Posted Jan 26, 2011 19:06 UTC (Wed) by ebiederm (subscriber, #35028) [Link]

Shrug line rate 10gbps software forwarded ipv6 in linux.

In theory, theory and practice are the same. In practice, they are not.

Posted Jan 26, 2011 21:40 UTC (Wed) by bronson (subscriber, #4806) [Link]

Markov generated text seeded with the iptables manpage?

In theory, theory and practice are the same. In practice, they are not.

Posted Jan 27, 2011 13:51 UTC (Thu) by hmh (subscriber, #3838) [Link]

Must be. It lacks everything, from content, to truth.

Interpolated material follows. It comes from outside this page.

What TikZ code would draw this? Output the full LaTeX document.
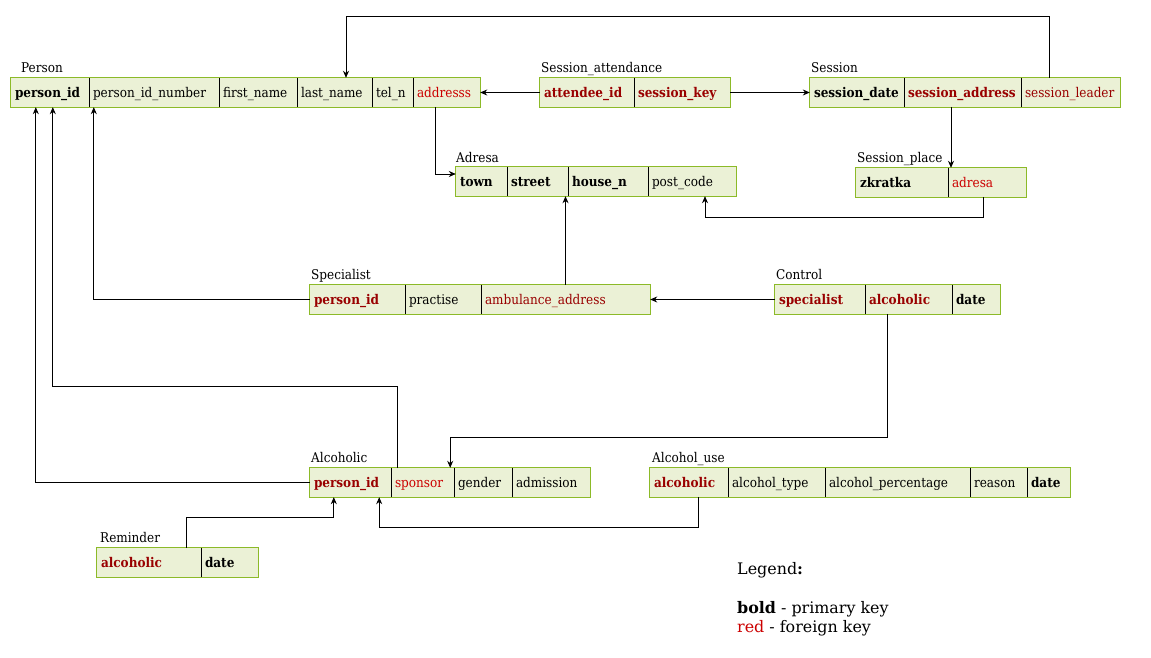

Being someone who has actually tried to do 10Gbps routing using Linux, I am well aware of its limitations. You need lots of tuning and the correct hardware to get high packets-per-second rates, and it gets nowhere close to the target 40Mpps. It really is useful only for large packets, or if you need nowhere near line-rate and don't care about DoS attacks with small packets.

One really needs hardware-assisted packet forwarding to do line-speed 10-gigabit routing at all packet sizes. Either that or a routing cluster, at which point TCO goes well above a proper 10Gbit Cisco/Juniper switch-router.

So, the question becomes: are there affordable, non-experimental hardware packet forwarding devices (preferably PCIe) that are compatible with Linux?